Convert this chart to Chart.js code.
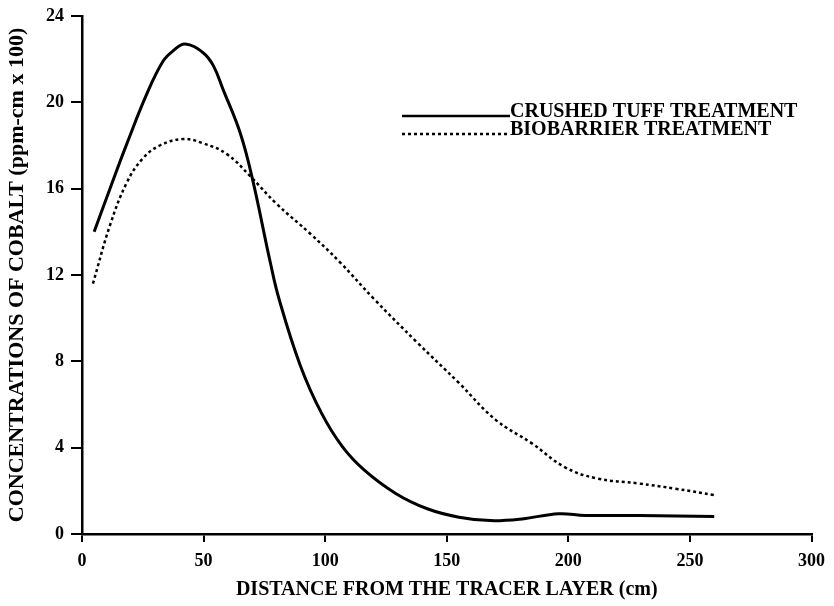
<!DOCTYPE html>
<html>
<head>
<meta charset="utf-8">
<script src="https://cdn.jsdelivr.net/npm/chart.js@4.4.1/dist/chart.umd.min.js"></script>
<style>
  html, body { margin: 0; padding: 0; background: #fff; }
  #wrap { width: 834px; height: 606px; }
</style>
</head>
<body>
<div id="wrap"><canvas id="cobaltChart" width="834" height="606"></canvas></div>
<script>
// Distance (cm) and concentration (ppm-cm x 100)
const tuffX = [5, 11.5, 18.5, 26.7, 33.3, 37.6, 42.4, 49.8, 54, 58, 65, 70, 77.4, 81, 89.8, 98.5, 107, 116, 129, 142, 155, 168, 181, 196, 207, 229, 260];
const tuffY = [14.0, 16.0, 18.1, 20.4, 21.9, 22.4, 22.7, 22.3, 21.7, 20.6, 18.6, 16.5, 12.6, 10.9, 7.8, 5.6, 4.06, 2.97, 1.88, 1.17, 0.78, 0.62, 0.7, 0.94, 0.86, 0.86, 0.81];

const bioX = [4.5, 11.5, 18.5, 25, 32, 41.5, 49.8, 59.6, 69, 80, 94, 106, 120, 137.6, 155, 170, 185, 198.5, 211.5, 229, 244, 260];
const bioY = [11.6, 14.3, 16.3, 17.4, 18.0, 18.3, 18.1, 17.6, 16.6, 15.3, 13.9, 12.6, 10.9, 8.9, 7.0, 5.3, 4.2, 3.1, 2.58, 2.34, 2.1, 1.8];

const legendLabels = ['CRUSHED TUFF TREATMENT', 'BIOBARRIER TREATMENT'];
const xTitle = 'DISTANCE FROM THE TRACER LAYER (cm)';
const yTitle = 'CONCENTRATIONS OF COBALT (ppm-cm x 100)';

const serif = "'Liberation Serif', 'DejaVu Serif', serif";

function pairs(xs, ys) {
    return xs.map((x, i) => ({ x: x, y: ys[i] }));
}

// legend drawn by hand so it sits inside the plot like the original
const handLegend = {
    id: 'handLegend',
    afterDraw(chart) {
        const ctx = chart.ctx;
        const rows = [
            { y: 112, dash: [] },
            { y: 130, dash: [3, 3] }
        ];
        ctx.save();
        ctx.fillStyle = '#000';
        ctx.strokeStyle = '#000';
        ctx.textBaseline = 'middle';
        ctx.font = 'bold 20px ' + serif;
        rows.forEach((r, i) => {
            ctx.lineWidth = 2.5;
            ctx.setLineDash(r.dash);
            ctx.beginPath();
            ctx.moveTo(402, r.y + 4);
            ctx.lineTo(510, r.y + 4);
            ctx.stroke();
            ctx.setLineDash([]);
            ctx.fillText(legendLabels[i], 510, r.y);
        });
        ctx.restore();
    }
};

const ctx = document.getElementById('cobaltChart').getContext('2d');
const cobaltChart = new Chart(ctx, {
    type: 'scatter',
    data: {
        datasets: [{
            label: legendLabels[0],
            data: pairs(tuffX, tuffY),
            showLine: true,
            borderColor: '#000',
            borderWidth: 3,
            pointRadius: 0,
            tension: 0.4
        }, {
            label: legendLabels[1],
            data: pairs(bioX, bioY),
            showLine: true,
            borderColor: '#000',
            borderWidth: 2.5,
            borderDash: [3, 3],
            pointRadius: 0,
            tension: 0.4
        }]
    },
    options: {
        responsive: false,
        animation: false,
        layout: { padding: { top: 0, right: 17, left: 0, bottom: 0 } },
        plugins: {
            legend: { display: false },
            tooltip: { enabled: false }
        },
        scales: {
            x: {
                type: 'linear',
                min: 0,
                max: 300,
                afterFit: s => { s.height = 72; },
                border: { color: '#000', width: 2.5 },
                grid: { drawOnChartArea: false, tickLength: 8, color: '#000', lineWidth: 2 },
                ticks: {
                    stepSize: 50,
                    color: '#000',
                    padding: 9,
                    font: { family: serif, size: 18, weight: 'bold' }
                },
                title: {
                    display: true,
                    text: xTitle,
                    color: '#000',
                    padding: { top: 0, bottom: 4 },
                    font: { family: serif, size: 20, weight: 'bold' }
                }
            },
            y: {
                min: 0,
                max: 24,
                afterFit: s => { s.width = 82; },
                border: { color: '#000', width: 2.5 },
                grid: { drawOnChartArea: false, tickLength: 11, color: '#000', lineWidth: 2 },
                ticks: {
                    stepSize: 4,
                    color: '#000',
                    padding: 7,
                    font: { family: serif, size: 18, weight: 'bold', lineHeight: 1 }
                },
                title: {
                    display: true,
                    text: yTitle,
                    color: '#000',
                    padding: { top: 4, bottom: 0 },
                    font: { family: serif, size: 22, weight: 'bold' }
                }
            }
        }
    },
    plugins: [handLegend]
});
</script>
</body>
</html>
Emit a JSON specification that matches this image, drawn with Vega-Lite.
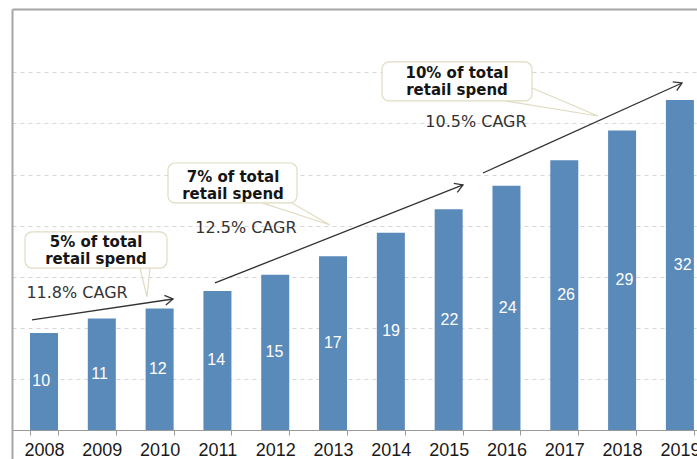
{
  "$schema": "https://vega.github.io/schema/vega-lite/v6.json",
  "width": 685,
  "height": 450,
  "autosize": {"type": "none"},
  "padding": {"left": 12, "top": 9, "right": 0, "bottom": 0},
  "background": "white",
  "config": {"view": {"stroke": null}},
  "datasets": {
    "bars": [
      {"year": 2008, "value": 9.5, "label": "10"},
      {"year": 2009, "value": 10.9, "label": "11"},
      {"year": 2010, "value": 11.9, "label": "12"},
      {"year": 2011, "value": 13.6, "label": "14"},
      {"year": 2012, "value": 15.2, "label": "15"},
      {"year": 2013, "value": 17.0, "label": "17"},
      {"year": 2014, "value": 19.3, "label": "19"},
      {"year": 2015, "value": 21.6, "label": "22"},
      {"year": 2016, "value": 23.9, "label": "24"},
      {"year": 2017, "value": 26.4, "label": "26"},
      {"year": 2018, "value": 29.3, "label": "29"},
      {"year": 2019, "value": 32.3, "label": "32"}
    ],
    "arrows": [
      {"id": 1, "x0": 2007.792, "y0": 10.77, "x1": 2010.232, "y1": 12.82},
      {"id": 2, "x0": 2010.958, "y0": 14.39, "x1": 2015.248, "y1": 23.98},
      {"id": 3, "x0": 2015.594, "y0": 25.15, "x1": 2019.037, "y1": 33.96}
    ],
    "tails": [
      {"id": 1, "ord": 1, "x": 2009.661, "y": 15.85},
      {"id": 1, "ord": 2, "x": 2009.782, "y": 13.02},
      {"id": 1, "ord": 3, "x": 2009.834, "y": 15.85},
      {"id": 2, "ord": 1, "x": 2011.771, "y": 22.22},
      {"id": 2, "ord": 2, "x": 2012.948, "y": 20.06},
      {"id": 2, "ord": 3, "x": 2012.29, "y": 22.22},
      {"id": 3, "ord": 1, "x": 2015.975, "y": 32.2},
      {"id": 3, "ord": 2, "x": 2017.584, "y": 30.73},
      {"id": 3, "ord": 3, "x": 2016.442, "y": 33.47}
    ],
    "boxes": [
      {"x0": 2007.671, "x1": 2010.128, "y0": 15.85, "y1": 19.38, "tx": 2008.9, "ty": 18.4, "text": "5% of total\nretail spend"},
      {"x0": 2010.145, "x1": 2012.377, "y0": 22.22, "y1": 26.13, "tx": 2011.27, "ty": 24.8, "text": "7% of total\nretail spend"},
      {"x0": 2013.847, "x1": 2016.442, "y0": 32.2, "y1": 36.02, "tx": 2015.145, "ty": 34.94, "text": "10% of total\nretail spend"}
    ],
    "cagr": [
      {"x": 2008.571, "y": 13.41, "text": "11.8% CAGR"},
      {"x": 2011.494, "y": 19.77, "text": "12.5% CAGR"},
      {"x": 2015.473, "y": 30.14, "text": "10.5% CAGR"}
    ]
  },
  "layer": [
    {
      "data": {"name": "bars"},
      "mark": {"type": "bar", "color": "#5a8ab9"},
      "encoding": {
        "x": {
          "field": "year", "type": "ordinal",
          "scale": {"range": [0, 699.9], "paddingInner": 0.5156, "paddingOuter": 0.3114},
          "axis": {"orient": "bottom", "offset": -29, "title": null, "domainColor": "#9a9a9a", "domainWidth": 1, "tickColor": "#9a9a9a", "tickSize": 5, "tickBand": "extent", "labelFont": "Liberation Sans", "labelFontSize": 18, "labelColor": "#1a1a1a", "labelPadding": 6, "labelAngle": 0, "labelOverlap": false, "grid": false}
        },
        "y": {
          "field": "value", "type": "quantitative",
          "scale": {"domain": [-2.84, 41.2], "nice": false, "zero": false},
          "axis": {"orient": "left", "values": [5, 10, 15, 20, 25, 30, 35], "labels": false, "ticks": false, "title": null, "domain": true, "domainColor": "#a6a6a6", "domainWidth": 2, "grid": true, "gridColor": "#d6d6d6", "gridDash": [4, 4], "gridWidth": 1}
        }
      }
    },
    {
      "data": {"name": "bars"},
      "mark": {"type": "text", "color": "white", "font": "Liberation Sans", "fontSize": 16, "baseline": "middle", "align": "center"},
      "encoding": {
        "x": {"field": "year", "type": "ordinal", "scale": {"range": [0, 699.9], "paddingInner": 0.5156, "paddingOuter": 0.3114}, "axis": null},
        "y": {"field": "value", "type": "quantitative", "scale": {"domain": [-5.68, 82.4], "nice": false, "zero": false}, "axis": null},
        "text": {"field": "label"}
      }
    },
    {
      "data": {"name": "tails"},
      "mark": {"type": "line", "stroke": "#e0dcc2", "strokeWidth": 1.2},
      "encoding": {
        "x": {"field": "x", "type": "quantitative", "scale": {"domain": [2007.4464, 2019.2964], "nice": false, "zero": false}, "axis": {"orient": "top", "labels": false, "ticks": false, "grid": false, "title": null, "domain": true, "domainColor": "#a6a6a6", "domainWidth": 2}},
        "y": {"field": "y", "type": "quantitative", "scale": {"domain": [-2.84, 41.2], "nice": false, "zero": false}, "axis": null},
        "detail": {"field": "id"},
        "order": {"field": "ord"}
      }
    },
    {
      "data": {"name": "boxes"},
      "mark": {"type": "rect", "fill": "white", "stroke": "#e0dcc2", "strokeWidth": 1.2, "cornerRadius": 7},
      "encoding": {
        "x": {"field": "x0", "type": "quantitative", "scale": {"domain": [2007.4464, 2019.2964], "nice": false, "zero": false}, "axis": null},
        "x2": {"field": "x1"},
        "y": {"field": "y0", "type": "quantitative", "scale": {"domain": [-2.84, 41.2], "nice": false, "zero": false}, "axis": null},
        "y2": {"field": "y1"}
      }
    },
    {
      "data": {"name": "boxes"},
      "mark": {"type": "text", "font": "DejaVu Sans", "fontWeight": "bold", "fontSize": 15, "color": "#151515", "lineBreak": "\n", "lineHeight": 17, "align": "center", "baseline": "middle"},
      "encoding": {
        "x": {"field": "tx", "type": "quantitative", "scale": {"domain": [2007.4464, 2019.2964], "nice": false, "zero": false}, "axis": null},
        "y": {"field": "ty", "type": "quantitative", "scale": {"domain": [-2.84, 41.2], "nice": false, "zero": false}, "axis": null},
        "text": {"field": "text"}
      }
    },
    {
      "data": {"name": "cagr"},
      "mark": {"type": "text", "font": "DejaVu Sans", "fontSize": 16, "color": "#333333", "align": "center", "baseline": "middle"},
      "encoding": {
        "x": {"field": "x", "type": "quantitative", "scale": {"domain": [2007.4464, 2019.2964], "nice": false, "zero": false}, "axis": null},
        "y": {"field": "y", "type": "quantitative", "scale": {"domain": [-2.84, 41.2], "nice": false, "zero": false}, "axis": null},
        "text": {"field": "text"}
      }
    },
    {
      "data": {"name": "arrows"},
      "mark": {"type": "rule", "stroke": "#333333", "strokeWidth": 1.3},
      "encoding": {
        "x": {"field": "x0", "type": "quantitative", "scale": {"domain": [2007.4464, 2019.2964], "nice": false, "zero": false}, "axis": null},
        "x2": {"field": "x1"},
        "y": {"field": "y0", "type": "quantitative", "scale": {"domain": [-2.84, 41.2], "nice": false, "zero": false}, "axis": null},
        "y2": {"field": "y1"}
      }
    },
    {
      "data": {"name": "arrows"},
      "transform": [{"filter": "datum.id == 1"}],
      "mark": {"type": "point", "shape": "M-1,-0.6L0,0L-1,0.6", "filled": false, "stroke": "#333333", "strokeWidth": 1.3, "size": 256, "opacity": 1, "angle": 351.5},
      "encoding": {
        "x": {"field": "x1", "type": "quantitative", "scale": {"domain": [2007.4464, 2019.2964], "nice": false, "zero": false}, "axis": null},
        "y": {"field": "y1", "type": "quantitative", "scale": {"domain": [-2.84, 41.2], "nice": false, "zero": false}, "axis": null}
      }
    },
    {
      "data": {"name": "arrows"},
      "transform": [{"filter": "datum.id == 2"}],
      "mark": {"type": "point", "shape": "M-1,-0.6L0,0L-1,0.6", "filled": false, "stroke": "#333333", "strokeWidth": 1.3, "size": 256, "opacity": 1, "angle": 338.4},
      "encoding": {
        "x": {"field": "x1", "type": "quantitative", "scale": {"domain": [2007.4464, 2019.2964], "nice": false, "zero": false}, "axis": null},
        "y": {"field": "y1", "type": "quantitative", "scale": {"domain": [-2.84, 41.2], "nice": false, "zero": false}, "axis": null}
      }
    },
    {
      "data": {"name": "arrows"},
      "transform": [{"filter": "datum.id == 3"}],
      "mark": {"type": "point", "shape": "M-1,-0.6L0,0L-1,0.6", "filled": false, "stroke": "#333333", "strokeWidth": 1.3, "size": 256, "opacity": 1, "angle": 335.7},
      "encoding": {
        "x": {"field": "x1", "type": "quantitative", "scale": {"domain": [2007.4464, 2019.2964], "nice": false, "zero": false}, "axis": null},
        "y": {"field": "y1", "type": "quantitative", "scale": {"domain": [-2.84, 41.2], "nice": false, "zero": false}, "axis": null}
      }
    }
  ],
  "resolve": {"scale": {"x": "independent", "y": "independent"}}
}
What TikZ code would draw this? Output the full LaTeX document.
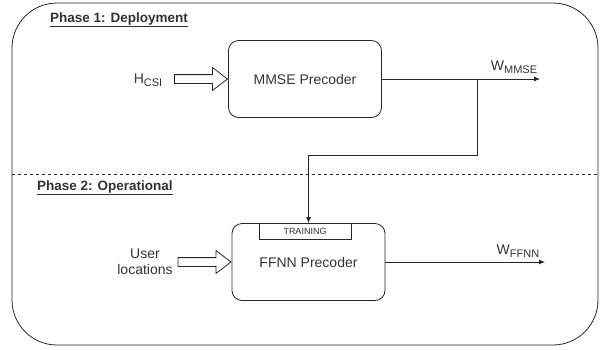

## Set exercise
The images in the entries above should be left out; please reproduce exactly the lines from the first through the one containing "2.34, 2.1, 1.8];".

## Answer below
Convert this chart to Chart.js code.
<!DOCTYPE html>
<html>
<head>
<meta charset="utf-8">
<script src="https://cdn.jsdelivr.net/npm/chart.js@4.4.1/dist/chart.umd.min.js"></script>
<style>
  html, body { margin: 0; padding: 0; background: #fff; }
  #wrap { width: 834px; height: 606px; }
</style>
</head>
<body>
<div id="wrap"><canvas id="cobaltChart" width="834" height="606"></canvas></div>
<script>
// Distance (cm) and concentration (ppm-cm x 100)
const tuffX = [5, 11.5, 18.5, 26.7, 33.3, 37.6, 42.4, 49.8, 54, 58, 65, 70, 77.4, 81, 89.8, 98.5, 107, 116, 129, 142, 155, 168, 181, 196, 207, 229, 260];
const tuffY = [14.0, 16.0, 18.1, 20.4, 21.9, 22.4, 22.7, 22.3, 21.7, 20.6, 18.6, 16.5, 12.6, 10.9, 7.8, 5.6, 4.06, 2.97, 1.88, 1.17, 0.78, 0.62, 0.7, 0.94, 0.86, 0.86, 0.81];

const bioX = [4.5, 11.5, 18.5, 25, 32, 41.5, 49.8, 59.6, 69, 80, 94, 106, 120, 137.6, 155, 170, 185, 198.5, 211.5, 229, 244, 260];
const bioY = [11.6, 14.3, 16.3, 17.4, 18.0, 18.3, 18.1, 17.6, 16.6, 15.3, 13.9, 12.6, 10.9, 8.9, 7.0, 5.3, 4.2, 3.1, 2.58, 2.34, 2.1, 1.8];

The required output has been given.